◆ **Written task**:
Write out the entire listing below exactly as it appears, minus any pictures.

◆ **Data excerpt**:
▬▬▬▬▬▬▬▬▬▬

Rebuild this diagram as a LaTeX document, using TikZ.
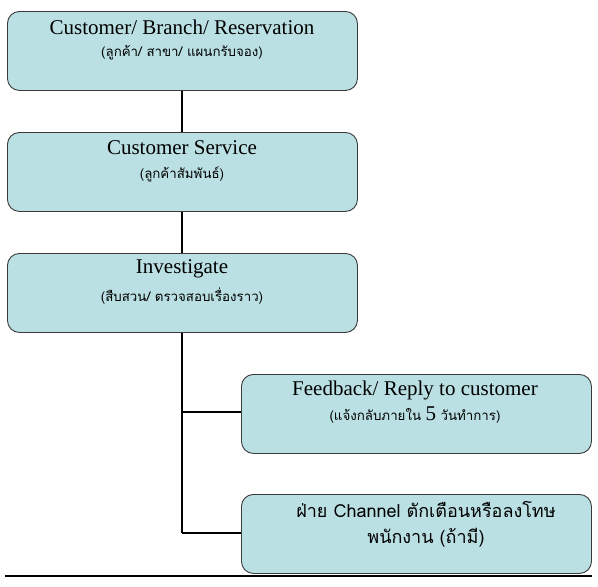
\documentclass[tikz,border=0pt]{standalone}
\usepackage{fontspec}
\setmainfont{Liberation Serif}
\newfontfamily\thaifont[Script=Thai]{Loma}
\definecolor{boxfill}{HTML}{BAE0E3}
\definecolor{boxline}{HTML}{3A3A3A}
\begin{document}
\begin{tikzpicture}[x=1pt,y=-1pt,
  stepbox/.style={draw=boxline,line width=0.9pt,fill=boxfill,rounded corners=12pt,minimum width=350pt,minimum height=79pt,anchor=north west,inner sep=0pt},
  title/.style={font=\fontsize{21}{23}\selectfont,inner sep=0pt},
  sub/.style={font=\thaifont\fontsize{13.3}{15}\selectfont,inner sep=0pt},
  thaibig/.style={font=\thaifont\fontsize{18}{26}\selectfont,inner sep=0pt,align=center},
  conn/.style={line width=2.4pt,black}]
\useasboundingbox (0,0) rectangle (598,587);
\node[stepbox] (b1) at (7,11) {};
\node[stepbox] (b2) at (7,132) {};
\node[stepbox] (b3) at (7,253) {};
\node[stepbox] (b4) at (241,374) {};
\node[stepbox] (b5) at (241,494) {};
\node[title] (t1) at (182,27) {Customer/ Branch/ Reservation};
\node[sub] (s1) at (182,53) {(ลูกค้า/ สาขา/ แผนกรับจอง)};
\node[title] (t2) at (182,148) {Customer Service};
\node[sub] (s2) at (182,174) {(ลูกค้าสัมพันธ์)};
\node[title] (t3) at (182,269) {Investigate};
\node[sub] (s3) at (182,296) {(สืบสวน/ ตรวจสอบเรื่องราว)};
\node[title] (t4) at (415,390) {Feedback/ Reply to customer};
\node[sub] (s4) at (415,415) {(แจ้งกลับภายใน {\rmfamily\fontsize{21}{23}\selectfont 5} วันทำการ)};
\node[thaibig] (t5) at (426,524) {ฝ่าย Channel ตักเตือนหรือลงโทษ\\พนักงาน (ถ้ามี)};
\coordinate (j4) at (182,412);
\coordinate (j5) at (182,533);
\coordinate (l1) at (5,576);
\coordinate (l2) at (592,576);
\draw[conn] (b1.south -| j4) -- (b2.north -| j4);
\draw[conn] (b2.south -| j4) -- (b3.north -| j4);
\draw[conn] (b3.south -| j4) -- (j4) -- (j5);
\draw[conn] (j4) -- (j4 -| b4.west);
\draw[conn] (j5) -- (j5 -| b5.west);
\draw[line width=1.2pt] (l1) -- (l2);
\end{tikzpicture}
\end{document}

▬▬▬▬▬▬▬▬▬▬

◆ **Answer to this exercise**:
Rebuild this diagram as a LaTeX document, using TikZ.
\documentclass[tikz,border=0pt]{standalone}
\usepackage{fontspec}
\setmainfont{Liberation Serif}
\newfontfamily\thaifont[Script=Thai]{Loma}
\definecolor{boxfill}{HTML}{BAE0E3}
\definecolor{boxline}{HTML}{3A3A3A}
\begin{document}
\begin{tikzpicture}[x=1pt,y=-1pt,
  stepbox/.style={draw=boxline,line width=0.9pt,fill=boxfill,rounded corners=12pt,minimum width=350pt,minimum height=79pt,anchor=north west,inner sep=0pt},
  title/.style={font=\fontsize{21}{23}\selectfont,inner sep=0pt},
  sub/.style={font=\thaifont\fontsize{13.3}{15}\selectfont,inner sep=0pt},
  thaibig/.style={font=\thaifont\fontsize{18}{26}\selectfont,inner sep=0pt,align=center},
  conn/.style={line width=2.4pt,black}]
\useasboundingbox (0,0) rectangle (598,587);
\node[stepbox] (b1) at (7,11) {};
\node[stepbox] (b2) at (7,132) {};
\node[stepbox] (b3) at (7,253) {};
\node[stepbox] (b4) at (241,374) {};
\node[stepbox] (b5) at (241,494) {};
\node[title] (t1) at (182,27) {Customer/ Branch/ Reservation};
\node[sub] (s1) at (182,53) {(ลูกค้า/ สาขา/ แผนกรับจอง)};
\node[title] (t2) at (182,148) {Customer Service};
\node[sub] (s2) at (182,174) {(ลูกค้าสัมพันธ์)};
\node[title] (t3) at (182,269) {Investigate};
\node[sub] (s3) at (182,296) {(สืบสวน/ ตรวจสอบเรื่องราว)};
\node[title] (t4) at (415,390) {Feedback/ Reply to customer};
\node[sub] (s4) at (415,415) {(แจ้งกลับภายใน {\rmfamily\fontsize{21}{23}\selectfont 5} วันทำการ)};
\node[thaibig] (t5) at (426,524) {ฝ่าย Channel ตักเตือนหรือลงโทษ\\พนักงาน (ถ้ามี)};
\coordinate (j4) at (182,412);
\coordinate (j5) at (182,533);
\coordinate (l1) at (5,576);
\coordinate (l2) at (592,576);
\draw[conn] (b1.south -| j4) -- (b2.north -| j4);
\draw[conn] (b2.south -| j4) -- (b3.north -| j4);
\draw[conn] (b3.south -| j4) -- (j4) -- (j5);
\draw[conn] (j4) -- (j4 -| b4.west);
\draw[conn] (j5) -- (j5 -| b5.west);
\draw[line width=1.2pt] (l1) -- (l2);
\end{tikzpicture}
\end{document}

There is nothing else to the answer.